I had a request to bring visual art into the blog—which I love, because it’s been there the whole time, just under the surface. Not all of these guys would’ve called themselves gay (and many couldn’t), but they were working the male nude in ways that feel… familiar. This first group, 1800s through the 1930s, are all painters—and just a small sample of a much bigger list. I’m pulling a few to show how this all starts to lean toward physique photography.
William Etty (1787–1849) was an English painter best known for his historical scenes filled with nude figures—something that raised more than a few eyebrows in his time. He worked within the traditions of classical art, but pushed boundaries by putting the male body front and center in a way that felt unusually direct for 19th-century England. You could say he helped crack the door open for what came later.
Thomas Eakins (1844–1916) was a Philadelphia-based realist—painter, photographer, teacher—the whole package, and one of the most important American artists of his time. He worked straight from life, often using the people around him as subjects, and got pulled into photography after seeing Muybridge’s motion studies, using the camera to break down the body in motion. That interest carried right into his male nudes, where the line between study and something more personal starts to blur. There’s still debate around his sexuality, but many scholars now acknowledge what feels pretty clear when you look closely—he had a strong interest in the male form, and wasn’t afraid to put it front and center.

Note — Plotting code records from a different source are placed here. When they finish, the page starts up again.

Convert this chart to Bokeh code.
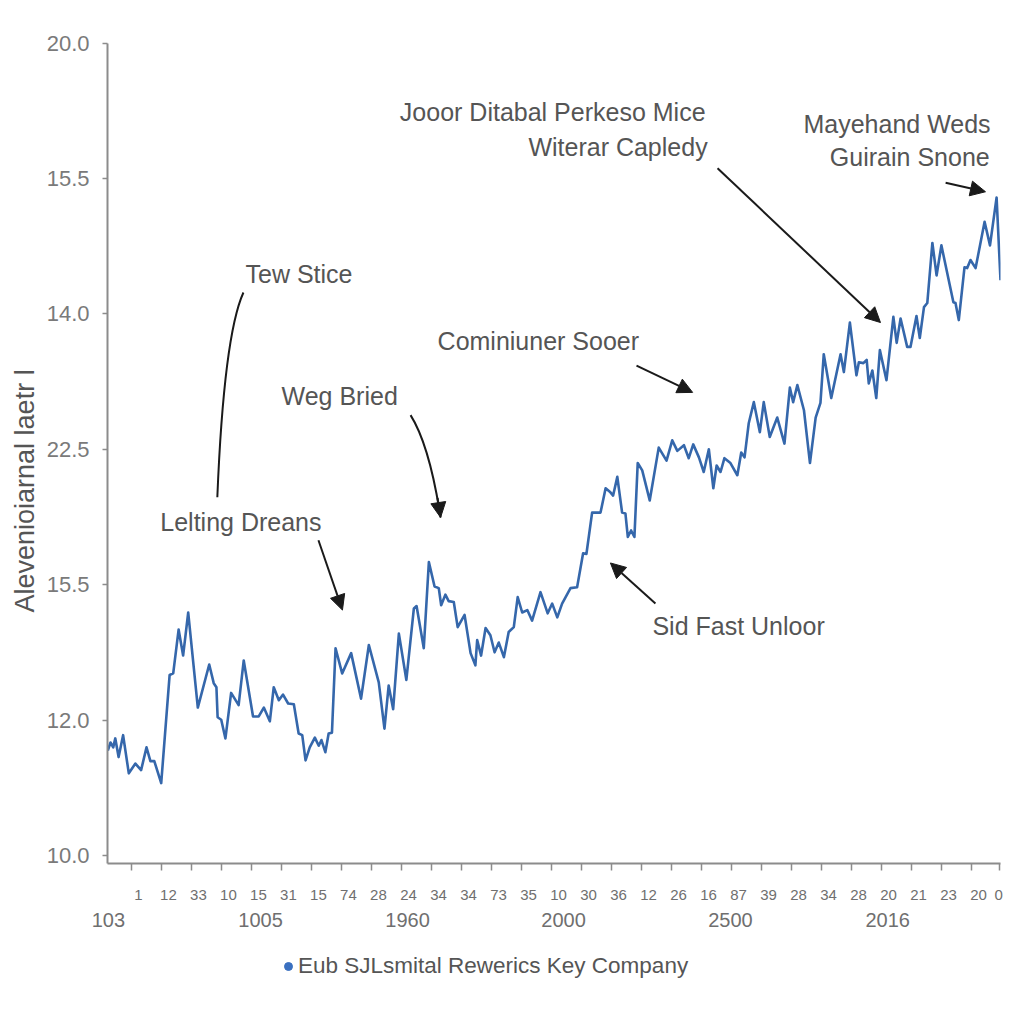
from bokeh.plotting import figure
from bokeh.layouts import column
from bokeh.models import (Range1d, FixedTicker, LinearAxis, Arrow, NormalHead,
                          Label, Legend, LegendItem, Title)
from bokeh.embed import file_html
from bokeh.resources import INLINE

# ---------------- data ----------------
period = [
    -0.02, 0.07, 0.16, 0.23, 0.34, 0.49, 0.68, 0.90, 1.09, 1.27,
    1.40, 1.53, 1.76, 2.04, 2.16, 2.34, 2.49, 2.66, 2.98, 3.36,
    3.51, 3.60, 3.64, 3.76, 3.90, 4.09, 4.34, 4.51, 4.82, 5.01,
    5.18, 5.38, 5.51, 5.68, 5.82, 5.99, 6.18, 6.34, 6.46, 6.57,
    6.71, 6.88, 7.01, 7.10, 7.23, 7.34, 7.45, 7.57, 7.79, 8.09,
    8.42, 8.68, 9.01, 9.20, 9.34, 9.49, 9.68, 9.93, 10.18, 10.27,
    10.51, 10.68, 10.87, 11.01, 11.09, 11.23, 11.34, 11.51, 11.64, 11.87,
    12.07, 12.23, 12.29, 12.42, 12.57, 12.73, 12.87, 13.01, 13.18, 13.34,
    13.51, 13.64, 13.79, 13.96, 14.12, 14.40, 14.64, 14.79, 14.96, 15.12,
    15.40, 15.62, 15.82, 15.93, 16.12, 16.40, 16.57, 16.73, 16.82, 16.96,
    17.12, 17.23, 17.31, 17.42, 17.53, 17.64, 17.79, 18.04, 18.34, 18.60,
    18.79, 18.96, 19.18, 19.34, 19.49, 19.68, 19.84, 20.01, 20.16, 20.27,
    20.40, 20.53, 20.73, 20.96, 21.09, 21.20, 21.34, 21.51, 21.71, 21.84,
    22.04, 22.29, 22.53, 22.71, 22.82, 22.96, 23.18, 23.38, 23.57, 23.73,
    23.84, 24.09, 24.40, 24.51, 24.71, 24.93, 25.01, 25.16, 25.27, 25.34,
    25.46, 25.59, 25.71, 25.93, 26.16, 26.27, 26.40, 26.62, 26.73, 26.93,
    27.04, 27.18, 27.29, 27.46, 27.60, 27.76, 28.16, 28.23, 28.34, 28.53,
    28.62, 28.73, 28.90, 29.20, 29.38, 29.60, 29.73,
]
level = [
    11.29, 11.39, 11.33, 11.44, 11.21, 11.48, 11.01, 11.13, 11.05, 11.33,
    11.16, 11.16, 10.89, 12.22, 12.24, 12.78, 12.46, 12.99, 11.82, 12.35,
    12.12, 12.07, 11.70, 11.67, 11.44, 12.00, 11.85, 12.40, 11.71, 11.71,
    11.82, 11.65, 12.07, 11.91, 11.98, 11.87, 11.86, 11.50, 11.48, 11.17,
    11.33, 11.45, 11.35, 11.42, 11.27, 11.50, 11.51, 12.55, 12.24, 12.49,
    11.93, 12.59, 12.13, 11.56, 12.09, 11.80, 12.73, 12.16, 13.04, 13.07,
    12.55, 13.61, 13.31, 13.29, 13.08, 13.21, 13.13, 13.12, 12.81, 12.96,
    12.49, 12.34, 12.65, 12.46, 12.80, 12.71, 12.50, 12.62, 12.44, 12.75,
    12.81, 13.18, 12.99, 13.02, 12.89, 13.24, 12.98, 13.10, 12.93, 13.10,
    13.29, 13.30, 13.72, 13.71, 14.22, 14.22, 14.52, 14.47, 14.43, 14.66,
    14.22, 14.21, 13.92, 14.00, 13.92, 14.83, 14.74, 14.37, 15.02, 14.86,
    15.11, 14.98, 15.05, 14.89, 15.06, 14.90, 14.72, 15.00, 14.52, 14.80,
    14.72, 14.89, 14.83, 14.68, 14.96, 14.90, 15.32, 15.58, 15.21, 15.58,
    15.15, 15.39, 15.07, 15.76, 15.58, 15.79, 15.48, 14.83, 15.39, 15.57,
    16.17, 15.63, 16.17, 15.95, 16.56, 15.91, 16.07, 16.06, 16.10, 15.81,
    15.97, 15.63, 16.22, 15.85, 16.63, 16.31, 16.61, 16.26, 16.26, 16.64,
    16.37, 16.75, 16.80, 17.54, 17.14, 17.51, 16.81, 16.80, 16.59, 17.24,
    17.23, 17.33, 17.23, 17.80, 17.51, 18.10, 17.08,
]

y_tick_labels = ["10.0", "12.0", "15.5", "22.5", "14.0", "15.5", "20.0"]
x_minor_labels = ["1", "12", "33", "10", "15", "31", "15", "74", "28", "24",
                  "34", "34", "73", "35", "10", "30", "36", "12", "26", "16",
                  "87", "39", "28", "34", "28", "20", "21", "23", "20", "0"]
x_major_labels = ["103", "1005", "1960", "2000", "2500", "2016"]
x_major_pos = [0, 5.07, 9.97, 15.17, 20.73, 25.97]
series_name = "Eub SJLsmital Rewerics Key Company"
y_title = "Alevenioiarnal laetr l"

notes = [  # text, x, y, align
    ("Tew Stice", 4.57, 17.16, "left"),
    ("Weg Bried", 5.77, 15.66, "left"),
    ("Lelting Dreans", 1.73, 14.10, "left"),
    ("Cominiuner Sooer", 10.97, 16.33, "left"),
    ("Jooor Ditabal Perkeso Mice", 19.90, 19.15, "right"),
    ("Witerar Capledy", 19.97, 18.72, "right"),
    ("Mayehand Weds", 29.40, 19.00, "right"),
    ("Guirain Snone", 29.37, 18.60, "right"),
    ("Sid Fast Unloor", 18.13, 12.82, "left"),
]
arrows = [  # x_start, y_start, x_end, y_end
    (7.00, 13.88, 7.80, 13.02),
    (17.60, 16.03, 19.47, 15.70),
    (20.30, 18.46, 25.73, 16.56),
    (27.90, 18.28, 29.23, 18.17),
    (18.23, 13.10, 16.73, 13.60),
]

# ---------------- figure ----------------
GRAY = "#8c8c8c"
p = figure(frame_width=893, frame_height=861,
           x_range=Range1d(-0.03, 29.73), y_range=Range1d(9.90, 20.5),
           output_backend="svg", toolbar_location=None,
           x_axis_location=None, y_axis_location="left",
           min_border_left=107, min_border_top=2, min_border_right=10,
           min_border_bottom=82)
p.outline_line_color = None
p.xgrid.visible = False
p.ygrid.visible = False
p.background_fill_color = "white"

# y axis (its line continues below the x axis down to the long origin tick)
y_ticks = [10 + 10 * i / 6 for i in range(7)]
ya = p.yaxis[0]
ya.bounds = (9.51, 20.0)
ya.ticker = FixedTicker(ticks=y_ticks)
ya.major_label_overrides = {t: l for t, l in zip(y_ticks, y_tick_labels)}
ya.axis_line_color = GRAY
ya.axis_line_width = 2
ya.major_tick_line_color = GRAY
ya.major_tick_line_width = 1.5
ya.major_tick_out = 5
ya.major_tick_in = 0
ya.minor_tick_line_color = None
ya.major_label_text_font = "Liberation Sans"
ya.major_label_text_font_size = "22px"
ya.major_label_text_color = "#7a7a7a"
ya.major_label_standoff = 13

p.add_layout(Title(text=y_title, align="left", offset=251,
                   text_font="Liberation Sans", text_font_size="27px",
                   text_font_style="normal", text_color="#555555",
                   standoff=8), "left")

# x axis: small labels row
minor_label_pos = list(range(1, 30)) + [29.67]
minor_tick_pos = [k - 0.23 for k in range(1, 30)] + [29.70]
ax_a = LinearAxis(
    ticker=FixedTicker(ticks=minor_label_pos, minor_ticks=minor_tick_pos),
    major_label_overrides={t: l for t, l in zip(minor_label_pos, x_minor_labels)},
    axis_line_color=GRAY, axis_line_width=2,
    major_tick_line_color=None, major_tick_out=0, major_tick_in=0,
    minor_tick_line_color=GRAY, minor_tick_line_width=1.5,
    minor_tick_out=7, minor_tick_in=0,
    major_label_text_font="Liberation Sans",
    major_label_text_font_size="15px",
    major_label_text_color="#6f6f6f",
    major_label_standoff=19,
)
p.add_layout(ax_a, "below")

# x axis: large labels row
ax_b = LinearAxis(
    ticker=FixedTicker(ticks=x_major_pos),
    major_label_overrides={t: l for t, l in zip(x_major_pos, x_major_labels)},
    axis_line_color=None,
    major_tick_line_color=None, major_tick_out=0, major_tick_in=0,
    minor_tick_line_color=None, minor_tick_out=0, minor_tick_in=0,
    major_label_text_font="Liberation Sans",
    major_label_text_font_size="20px",
    major_label_text_color="#6f6f6f",
    major_label_standoff=10,
)
p.add_layout(ax_b, "below")

# series
LINE = "#3567ab"
p.line(period, level, line_color=LINE, line_width=2.6, line_join="round")

# annotations
for text, x, y, align in notes:
    p.add_layout(Label(x=x, y=y, text=text, text_align=align,
                       text_baseline="middle", text_font="Liberation Sans",
                       text_font_size="25px", text_color="#555555"))

for xs, ys, xe, ye in arrows:
    p.add_layout(Arrow(x_start=xs, y_start=ys, x_end=xe, y_end=ye,
                       line_color="#1a1a1a", line_width=2,
                       end=NormalHead(size=15, fill_color="#1a1a1a",
                                      line_color="#1a1a1a")))

# curved connectors
p.quadratic(x0=[4.50], y0=[16.93], x1=[3.63], y1=[14.41], cx=[3.85], cy=[16.40],
            line_color="#1a1a1a", line_width=2)
p.quadratic(x0=[10.07], y0=[15.42], x1=[11.07], y1=[14.16], cx=[10.70], cy=[15.05],
            line_color="#1a1a1a", line_width=2)
p.add_layout(Arrow(x_start=10.97, y_start=14.40, x_end=11.07, y_end=14.16,
                   line_color="#1a1a1a", line_width=2,
                   end=NormalHead(size=15, fill_color="#1a1a1a",
                                  line_color="#1a1a1a")))

# legend strip below the chart (its frame lines up with the chart's frame)
q = figure(width=1010, height=40, x_range=Range1d(0, 10), y_range=Range1d(0, 10),
           output_backend="svg", toolbar_location=None,
           x_axis_location=None, y_axis_location=None,
           min_border_left=107, min_border_right=10,
           min_border_top=0, min_border_bottom=0)
q.outline_line_color = None
q.xgrid.visible = False
q.ygrid.visible = False
dot = q.scatter(x=[float("nan")], y=[float("nan")], size=8,
                color="#3a70c0", marker="circle")
legend = Legend(items=[LegendItem(label=series_name, renderers=[dot])],
                location=(171, 6), orientation="horizontal",
                border_line_color=None, background_fill_alpha=0,
                label_text_font="Liberation Sans", label_text_font_size="22.5px",
                label_text_color="#555555", glyph_width=20, glyph_height=20,
                label_standoff=0, padding=4, margin=0)
q.add_layout(legend)

page = column(p, q, spacing=0)
open("out.html", "w").write(file_html(page, INLINE))
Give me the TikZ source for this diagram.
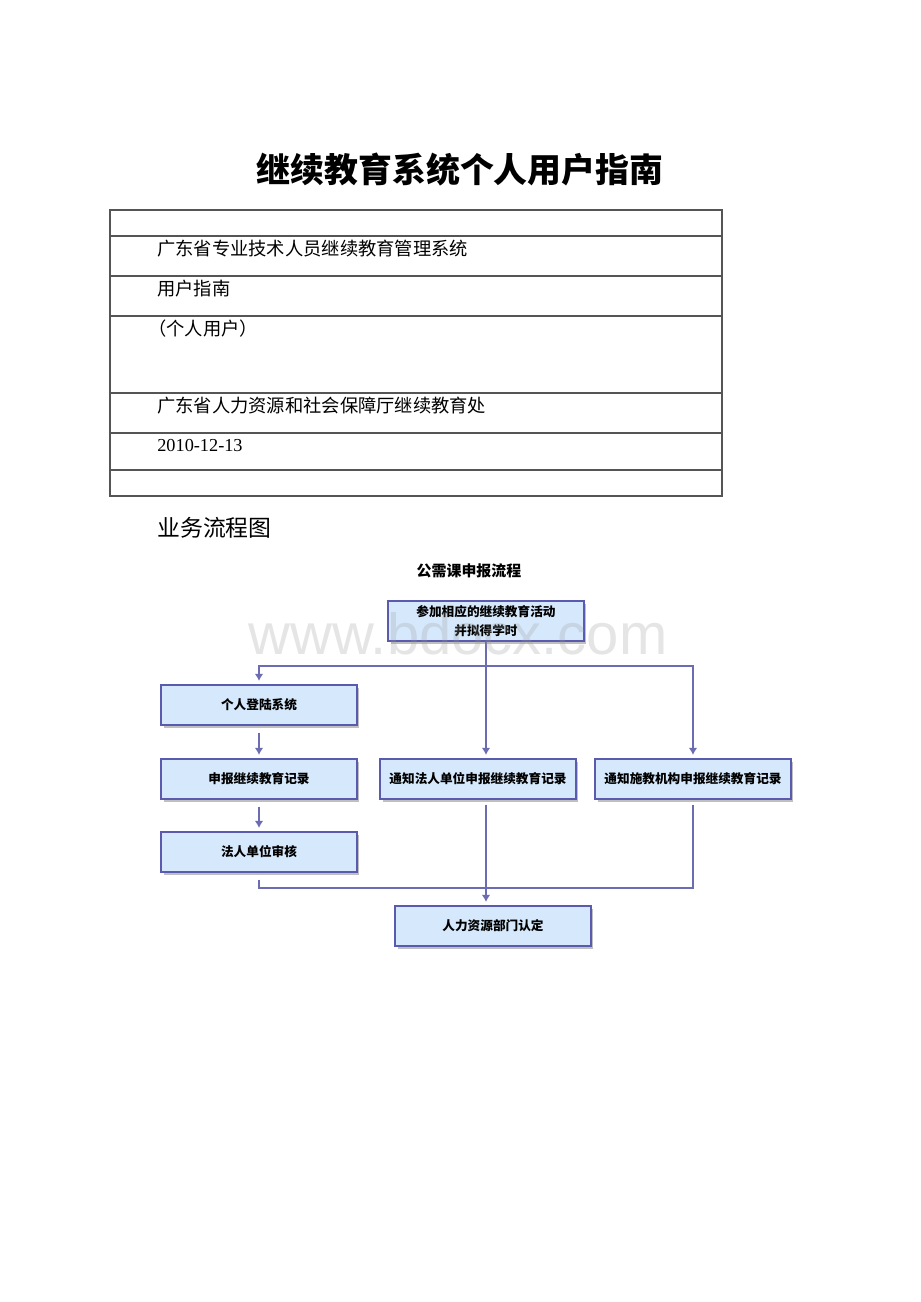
\documentclass[tikz,border=0pt]{standalone}
\usepackage{fontspec}
\setmainfont{Liberation Serif}
\newfontfamily\cjk{Noto Sans CJK SC}
\newfontfamily\wmfont{Liberation Sans}
\usetikzlibrary{arrows.meta,shadows}
\definecolor{boxfill}{HTML}{D6E9FC}
\definecolor{boxline}{HTML}{5A5AAE}
\definecolor{flowline}{HTML}{6C6CB2}
\definecolor{rule}{HTML}{555555}

\begin{document}
\begin{tikzpicture}[x=0.02cm, y=-0.02cm, font=\cjk]
\tikzset{stepbox/.style={draw=boxline, fill=boxfill, line width=0.8pt, minimum width=3.92cm, minimum height=0.8cm, align=center, font=\cjk\bfseries\fontsize{7.2}{11}\selectfont, drop shadow={shadow xshift=0.05cm, shadow yshift=-0.05cm, fill=black!25, opacity=1}} }
\tikzset{flow/.style={draw=flowline, line width=1.5pt}}
\tikzset{>={Latex[width=5pt,length=4pt]}}
\tikzset{rowtext/.style={anchor=west, inner sep=0pt, font=\cjk\fontsize{10.4}{12}\selectfont}}
\useasboundingbox[fill=white] (0,0) rectangle (920,1302);

% title and cover table
\node[font=\cjk\bfseries\fontsize{19.3}{22}\selectfont] (title) at (460,170) {继续教育系统个人用户指南};
\draw[rule, line width=0.6pt] (110,210) rectangle (722,496);
\foreach \ry in {236,276,316,393,433,470}
  \draw[rule, line width=0.6pt] (110,\ry) -- (722,\ry);
\node[rowtext] (sys) at (157,249) {广东省专业技术人员继续教育管理系统};
\node[rowtext] (guide) at (157,289) {用户指南};
\node[rowtext] (user) at (148,329) {（个人用户）};
\node[rowtext] (dept) at (157,406) {广东省人力资源和社会保障厅继续教育处};
\node[rowtext, font=\fontsize{10.4}{12}\selectfont] (date) at (157,446) {2010-12-13};
\node[anchor=west, inner sep=0pt, font=\cjk\fontsize{13}{15}\selectfont] (chart) at (157,528) {业务流程图};

% flow chart
\node[font=\cjk\bfseries\fontsize{8.5}{10}\selectfont] (ftitle) at (469,571) {公需课申报流程};
\node[stepbox, inner ysep=1pt] (top) at (486,621) {参加相应的继续教育活动\\并拟得学时};
\node[stepbox] (login) at (259,705) {个人登陆系统};
\node[stepbox] (record) at (259,779) {申报继续教育记录};
\node[stepbox] (audit) at (259,852) {法人单位审核};
\node[stepbox] (legal) at (478,779) {通知法人单位申报继续教育记录};
\node[stepbox] (inst) at (693,779) {通知施教机构申报继续教育记录};
\node[stepbox] (hr) at (493,926) {人力资源部门认定};
\coordinate (split) at (486,666);
\coordinate (merge) at (486,888);

\draw[flow, ->, shorten >=2pt] (top.south) -- (top.south |- legal.north);
\draw[flow, ->, shorten >=2pt] (split) -| (login.north);
\draw[flow, ->, shorten >=2pt] (split) -| (inst.north);
\draw[flow, ->, shorten <=4pt, shorten >=2pt] (login) -- (record);
\draw[flow, ->, shorten <=4pt, shorten >=2pt] (record) -- (audit);
\draw[flow, shorten <=4pt] (audit.south) |- (merge) -| ([yshift=-0.1cm]inst.south);
\draw[flow, ->, shorten >=2pt] ([yshift=-0.1cm]top.south |- legal.south) -- (top.south |- hr.north);

% watermark
\node[font=\wmfont\fontsize{33}{36}\selectfont, text=black!40, opacity=0.25] (mark) at (458,634) {www.bdocx.com};
\end{tikzpicture}
\end{document}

Henry Scott Tuke (1858–1929) was an English painter known for sunlit scenes of young men—often nude—by the sea. Trained at the Slade and connected to the Newlyn School, he balanced legitimacy and desire in a way that let his work exist in plain sight. Sailboats, shorelines, and boys on the edge of adulthood—there’s a softness there, but also something unmistakably intentional.
Eugène Jansson (1862–1915) started out painting moody blue cityscapes in Stockholm—so much so they called him “the blue painter.” But later in life, he shifted almost entirely to male nudes. That turn has led many to consider him Sweden’s first openly gay artist, or at least the first to make that desire visible in his work. A quiet pivot, but a meaningful one.